文字のなかった時代、日本の実態は、数々の遺跡と中国の歴史に頼るほかはない。
『魏志倭人伝』に記述される卑弥呼の邪馬台国は、北九州説と大和説で分かれているが、ある時点で、卑弥呼もしくはその後継勢力が、北九州から大和に移ったという説も有力であるようだ。その際、出雲王朝が重要な役割を果たしたかもしれない。
そういった問題は古代史のロマンとして百家争鳴であるが、真偽はどうあれ、僕はそのころ、この国に「北九州ー大和」という「都市軸」が形成されたものと考えたい。
瀬戸内海が経路であったようだ。吉備、周防、伊予などにも大宰府が置かれたが、やがて北九州のみが残され、外交と防衛の拠点となる。この都市軸は、大陸からのつまり西からの文明を背景にしていたのだ。大宰府は、遠方にもかかわらず第二の朝廷「遠の御門」として重視された。
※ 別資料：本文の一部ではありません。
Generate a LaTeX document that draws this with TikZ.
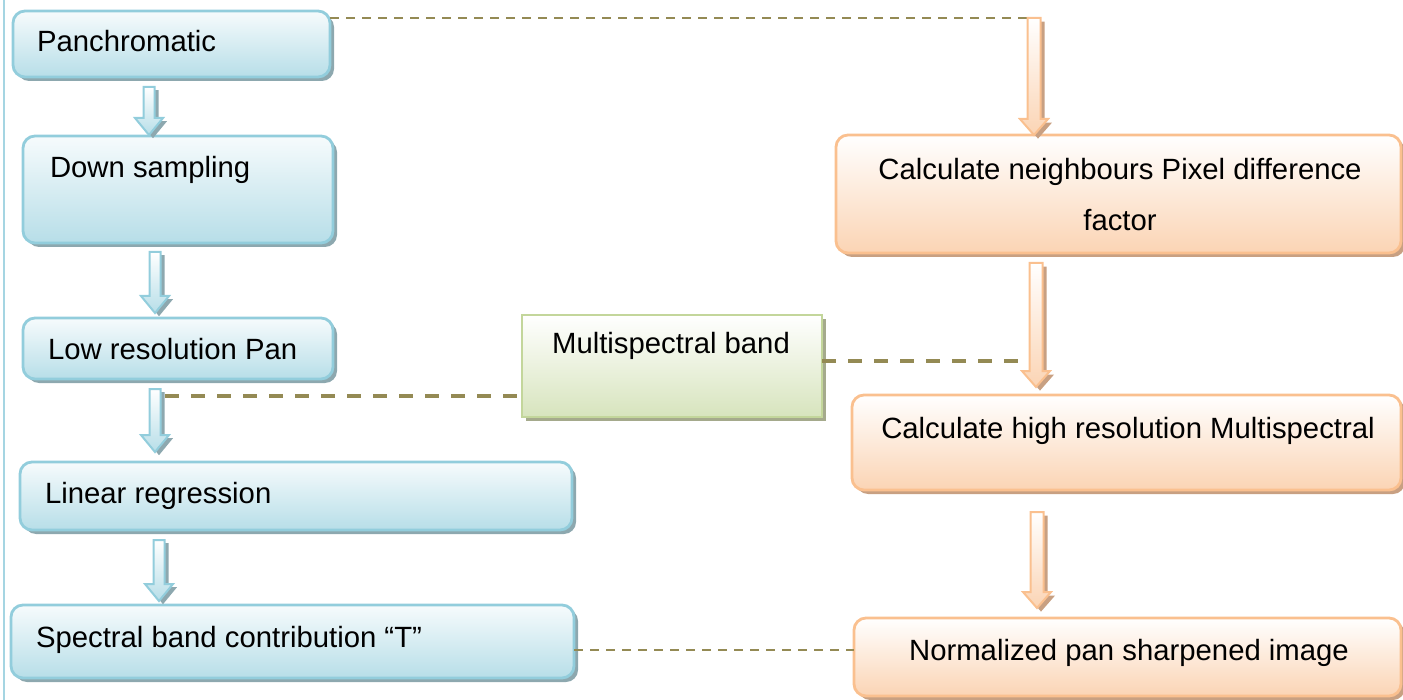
\documentclass[tikz,border=0pt]{standalone}
\usepackage{fontspec}
\setmainfont{Liberation Sans}
\usetikzlibrary{calc,fit,shadows}

\definecolor{blueE}{RGB}{146,205,220}
\definecolor{blueF}{RGB}{183,222,232}
\definecolor{blueS}{RGB}{141,168,175}
\definecolor{orangeE}{RGB}{250,192,143}
\definecolor{orangeF}{RGB}{251,212,180}
\definecolor{orangeS}{RGB}{200,160,130}
\definecolor{greenE}{RGB}{195,214,155}
\definecolor{greenF}{RGB}{215,228,189}
\definecolor{greenS}{RGB}{165,170,140}
\definecolor{olive}{RGB}{148,138,84}
\definecolor{edgeline}{RGB}{165,213,226}

% block arrow: style, start, tip, shaft half-width, head half-width, head length
\newcommand\flowarrow[6]{%
  \path[#1] ($(#2)+(-#4,0)$) -- ($(#3)+(-#4,-#6)$) -- ($(#3)+(-#5,-#6)$) -- (#3)
    -- ($(#3)+(#5,-#6)$) -- ($(#3)+(#4,-#6)$) -- ($(#2)+(#4,0)$) -- cycle;}

\tikzset{
  box/.style={inner sep=0pt, outer sep=0pt, line width=1.4pt},
  bluebox/.style={box, rounded corners=6pt, draw=blueE, top color=blueF!12, bottom color=blueF,
    drop shadow={shadow xshift=2pt, shadow yshift=-2pt, fill=blueS, opacity=1}},
  orangebox/.style={box, rounded corners=6pt, draw=orangeE, top color=white, bottom color=orangeF,
    drop shadow={shadow xshift=2pt, shadow yshift=-2pt, fill=orangeS, opacity=1}},
  greenbox/.style={box, draw=greenE, top color=white, bottom color=greenF,
    drop shadow={shadow xshift=2pt, shadow yshift=-2pt, fill=greenS, opacity=1}},
  lbl/.style={inner sep=0pt, outer sep=0pt, font=\fontsize{14.65pt}{18pt}\selectfont},
  bluearrow/.style={draw=blueE, line width=1pt, top color=white, bottom color=blueF,
    drop shadow={shadow xshift=2pt, shadow yshift=-1.6pt, fill=blueS, opacity=1}},
  orangearrow/.style={draw=orangeE, line width=1pt, top color=white, bottom color=orangeF,
    drop shadow={shadow xshift=2pt, shadow yshift=-1.8pt, fill=orangeS, opacity=1}},
  thinlink/.style={draw=olive, line width=1.3pt, dash pattern=on 4.5pt off 3.5pt},
  thicklink/.style={draw=olive, line width=2pt, dash pattern=on 7pt off 6pt},
}

\begin{document}
\begin{tikzpicture}[x=0.5pt, y=-0.5pt]
\useasboundingbox (0,0) rectangle (1403,700);

% rule along the left margin
\draw[edgeline, line width=0.8pt] (4,0) -- (4,700);

% left column
\node[bluebox, fit={(13,11)(330,77)}] (pan) {};
\node[bluebox, fit={(23,136)(333,243)}] (dsm) {};
\node[bluebox, fit={(23,318)(333,379)}] (low) {};
\node[bluebox, fit={(20,462)(572,530)}] (lin) {};
\node[bluebox, fit={(11,605)(574,678)}] (spec) {};

% middle input
\node[greenbox, fit={(522,315)(822,417)}] (ms) {};

% right column
\node[orangebox, fit={(836,135)(1401,253)}] (nbr) {};
\node[orangebox, fit={(852,395)(1401,490)}] (high) {};
\node[orangebox, fit={(854,618)(1401,696)}] (norm) {};

% labels
\node[lbl, anchor=base west] (pan-t) at (37,52) {Panchromatic};
\node[lbl, anchor=base west] (dsm-t) at (50,178) {Down sampling};
\node[lbl, anchor=base west] (low-t) at (48,359) {Low resolution Pan};
\node[lbl, anchor=base west] (lin-t) at (45,503) {Linear regression};
\node[lbl, anchor=base west] (spec-t) at (36,647) {Spectral band contribution “T”};
\node[lbl, anchor=base] (ms-t) at (671,353) {Multispectral band};
\node[lbl, anchor=base] (nbr-t1) at (1120,180) {Calculate neighbours Pixel difference};
\node[lbl, anchor=base] (nbr-t2) at (1120,231) {factor};
\node[lbl, anchor=base] (high-t) at (1128,438) {Calculate high resolution Multispectral};
\node[lbl, anchor=base] (norm-t) at (1129,660) {Normalized pan sharpened image};

% arrow end points
\coordinate (a1s) at (149,87);  \coordinate (a1e) at (149,135);
\coordinate (a2s) at (155,252); \coordinate (a2e) at (155,313);
\coordinate (a3s) at (155,389); \coordinate (a3e) at (155,452);
\coordinate (a4s) at (159,540); \coordinate (a4e) at (159,601);
\coordinate (b1s) at (1034,18); \coordinate (b1e) at (1034,135);
\coordinate (b2s) at (1036,263); \coordinate (b2e) at (1036,387);
\coordinate (b3s) at (1037,512); \coordinate (b3e) at (1037,608);

% dashed links
\coordinate (k1) at (1028,18);
\coordinate (k2) at (165,396);
\coordinate (k3) at (1022,361);
\coordinate (k4) at (0,650);
\path[thinlink] (pan.east |- k1) -- (k1);
\path[thicklink] (k2) -- (k2 -| ms.west);
\path[thicklink] (k3 -| ms.east) -- (k3);
\path[thinlink] (spec.east |- k4) -- (norm.west |- k4);

% block arrows
\flowarrow{bluearrow}{a1s}{a1e}{5.5}{14}{17}
\flowarrow{bluearrow}{a2s}{a2e}{5.5}{14}{17}
\flowarrow{bluearrow}{a3s}{a3e}{5.5}{14}{17}
\flowarrow{bluearrow}{a4s}{a4e}{5.5}{14}{17}
\flowarrow{orangearrow}{b1s}{b1e}{6.5}{14}{16}
\flowarrow{orangearrow}{b2s}{b2e}{6.5}{14}{16}
\flowarrow{orangearrow}{b3s}{b3e}{6.5}{14}{16}
\end{tikzpicture}
\end{document}
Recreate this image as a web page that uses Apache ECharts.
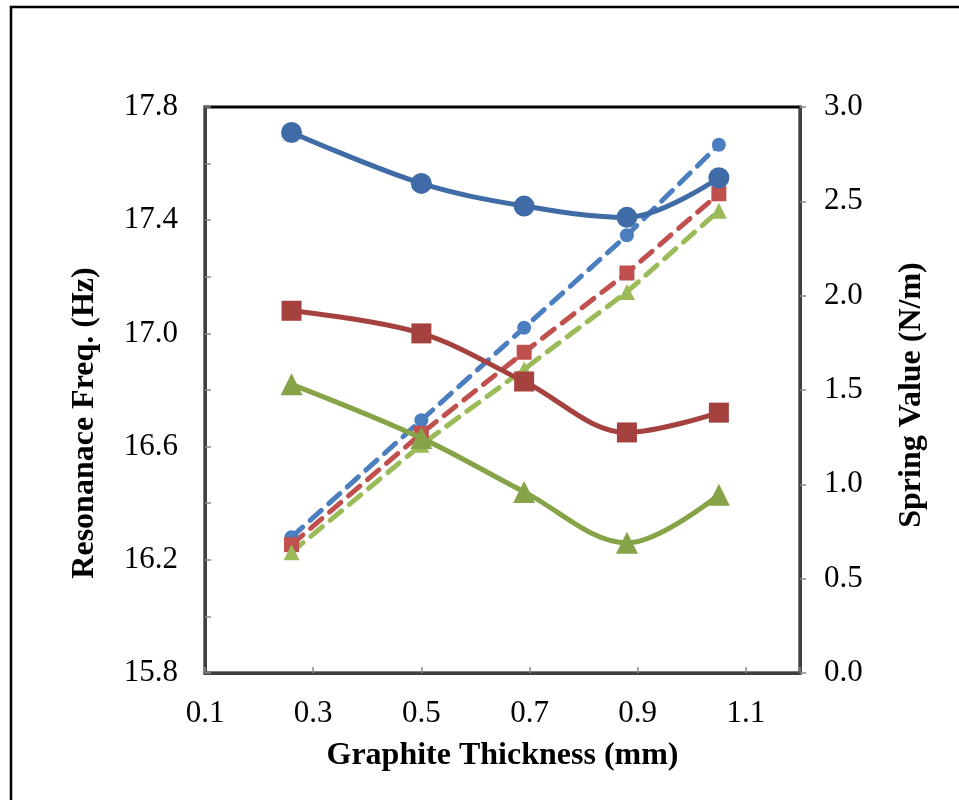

以来、歴史をつうじて、日本列島の西側には都市性が蓄積され、逆に東北部にはみちのく(道の奥)という風土性が蓄積される。「西=外来文明の都市力」「東=縄文以来の風土力」というのが、東北から西南に伸びるこの列島の基本的な構図であった。ユーラシアの東端の列島という位置からも、これは当然のことだろう。
またその都市軸から外れた、南九州、山陰、南四国にも、歴史的な風土性が蓄積されてきた。
都市軸とは何か。
都市が人と物と情報の交流によって発展すると考えれば、それを結ぶ軸線が意味をもつのは考えられることである
現代でも、京都・大阪・神戸というのは関西の都市軸であろう。東海道メガロポリスと呼ばれる東京・名古屋・大阪も都市軸だ。ボストン・ニューヨーク・ワシントンも、ロスアンジェルス・サンフランシスコもそうだろう。ローマ・フィレンツェ・ベネツィアは文化の都市軸であり、パリ・ロンドン。ベルリンは海を越えたヨーロッパ近代史の都市軸といえようか。地球上、経済活動のほとんどがこういった都市軸に集中しているという見方もある。
ある地域の都市力と風土力は、国家あるいは世界の中心的都市軸からの位置と距離によって決定的なものとなる。
ある時、日本の都市軸は、瀬戸内海から東海道に移動する。
都市化の歴史としては、その時点を画期とすべきであろう。